Until this point there hadn't been much photo opportunities and Ben Klibreck was feeling like a long way for not very much, then the cloud began to sink and sun began to rise and all of a sudden, Klibreck held Hope for it's views.

As we looked around, the very tips of the moutains to the north, west and south began to appear just above the clouds.

I'm not quite sure if the cloud sunk low enough to call it an inversion, there probably wasn't enough high ground to make it really dramatic, but each mountain top looked like a tiny island floating in the sky.

Soon the ridge up ahead was bathed in early morning sunshine and the sight of it pushed us on, out of the still, muggy mists and into the glorious light.

Around this time the fine, conical summit peak of Meall nan Con came into view, just as the sun was rising over it.


The view back behind over Creag an Lochain was fine too, sunshine illuminating it, while the low lying cloud lapped at it's sides, threatening to reclaim it into the gloom.

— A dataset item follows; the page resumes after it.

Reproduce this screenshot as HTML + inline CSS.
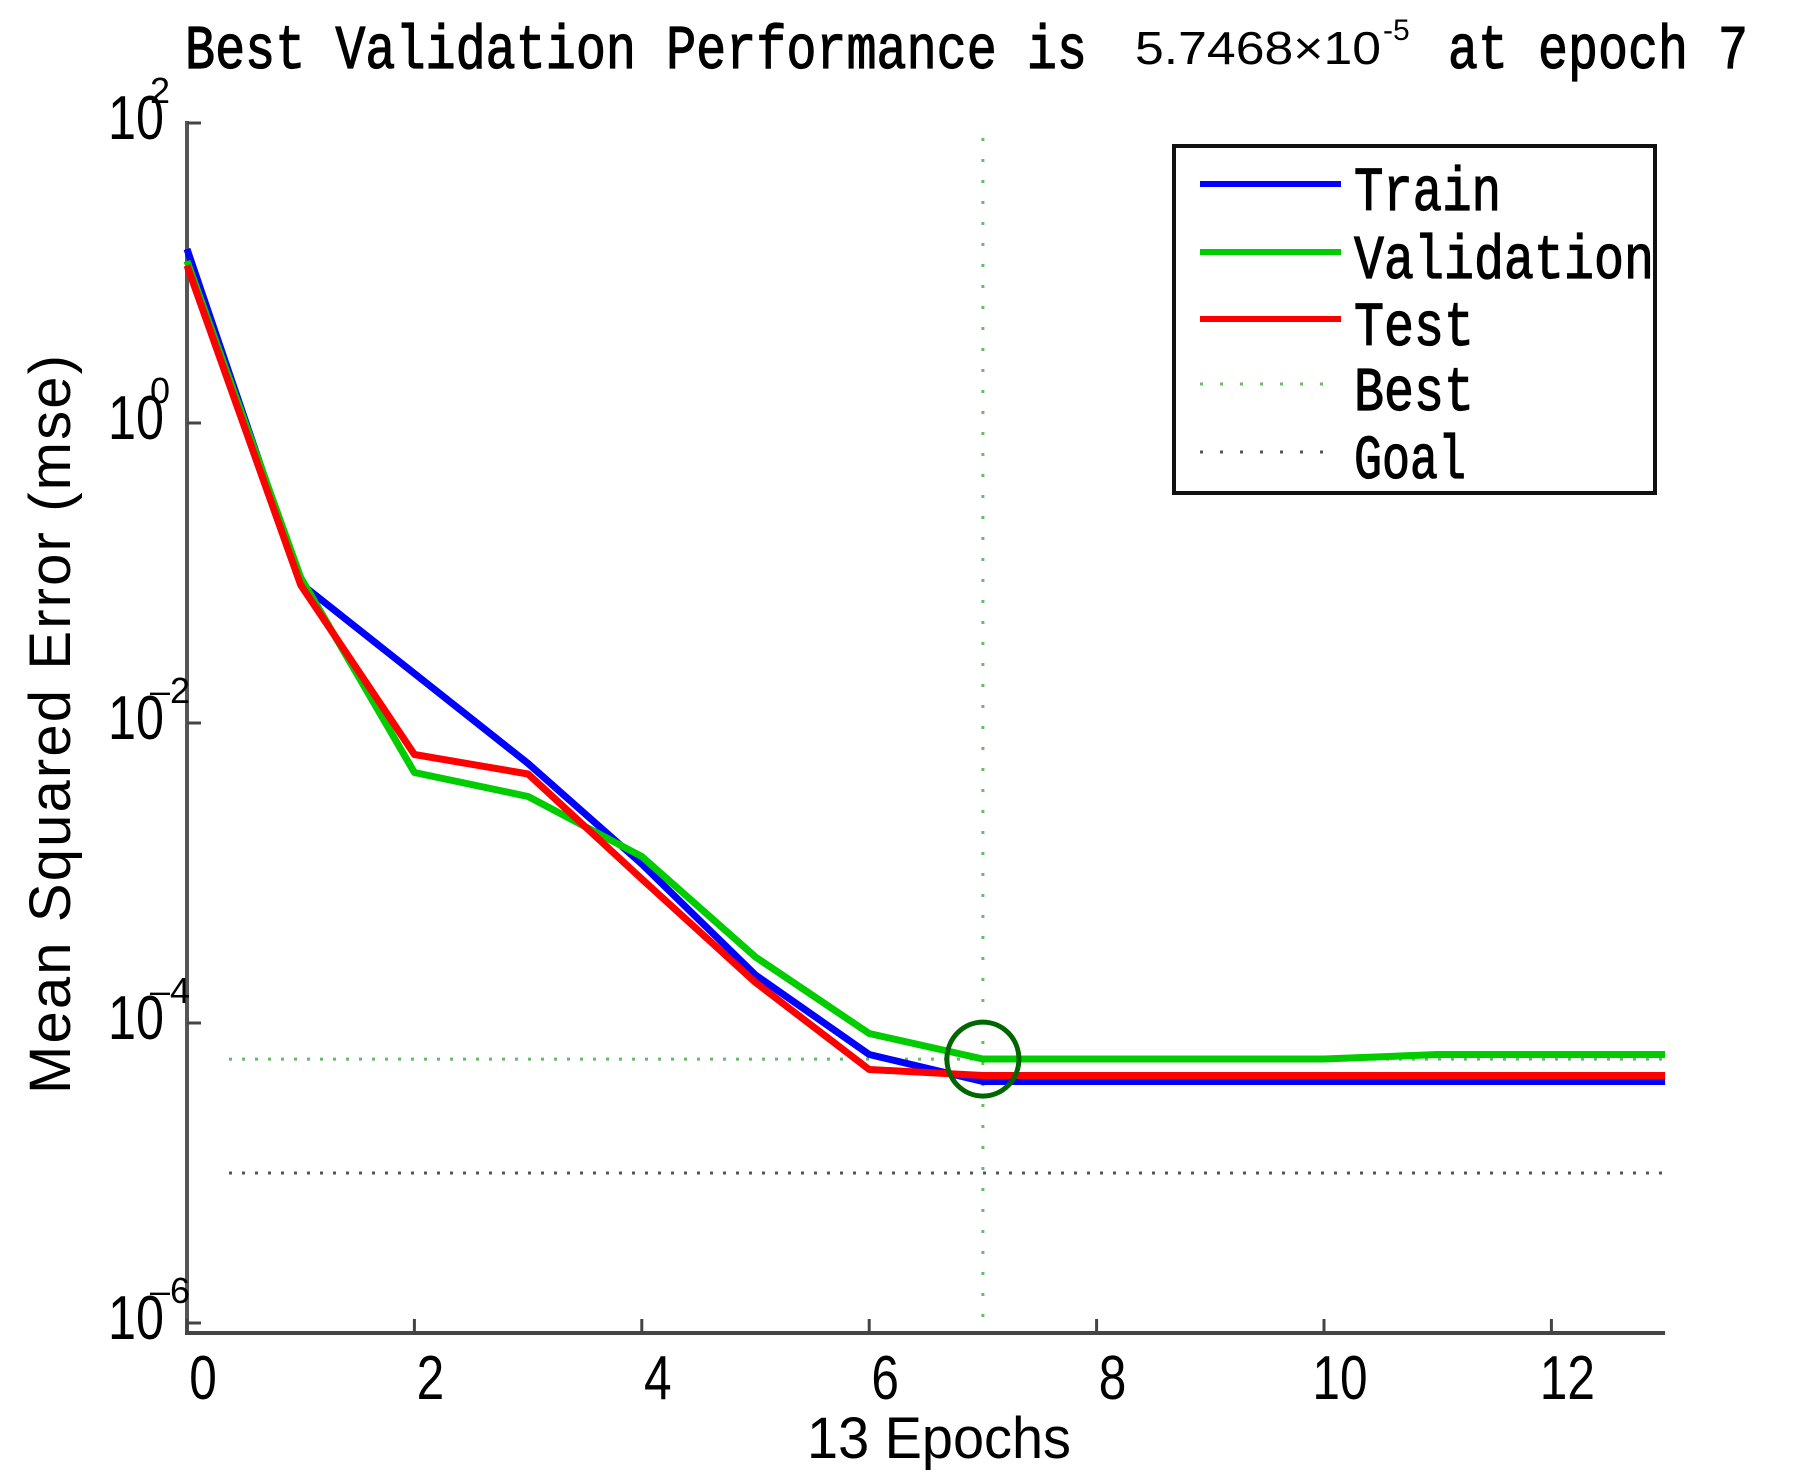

The first section of the climb up Meall nan Con is over some small rocky crags, with some very mild scrambling in places, before crossing a small boulder field, then up onto rocky a zig-zag path for the remainder of the climb to the summit of Meall nan Con and Ben Klibreck.

It's a fairly steep climb, but for once the climb looked less than it actually was! From A'Chioch it's still over 200m to the top, but we just kept plugging away in the sunshine and just a tad after 7am we were all at the top.
The summit trig is is guarded by a wind shelter, and inside the shelter lies the remains on the previous trig point. I don't think I had seen a restored trig point before, as they're barely used any more.


We spent the best part of an hour at the top, enjoying a breakfast and the feeling of being above the clouds, almost like being on an aeroplane.

As we sat and ate, the clouds threatened to rise and re-claim the summit and wind piped up, the first we had noticed any real breeze all morning. So we packed our things back up and headed back to down the way we came up.

Even as we walked, we could see the powerful June sunshine burn off the cloud and slowly, but surely more and more views opened up to us as we descended.


The faltering mists and the bright sunshine was just about creating the opportunity for Brocken Spectres and Glory Rings, but I only managed to half capture one of them.

What had been covered in cloud on the way down, now revealed the collection of wee lochs the dot the countryside down below the A'Chioch ridge, including Loch nan Uan and Loch Bad an Loch

It was then back round the peat hags and past the two big cairns, now clear of the fog, with views to Loch Shin now opening up.

As we descened down onto Cnoc Sgriodain to view over the wee lochs towards Bens Hope and Loyal was quite impressive, even although those mountains were still decapitated by cloud.

Looking back up from the roadside, we could now see almost the whole mountain massive and we were able to trace our route along it's sides. A view hidden from us before dawn.

Ben Klibreck had proven to be a good walk and this had been Jim and Fiona's first munro in many months. They had done brilliantly to get up and down in 6 hours, so it wasn't long before we were back in the car and preparing for the journey to Garbat and meeting with the Moutain of Terror!!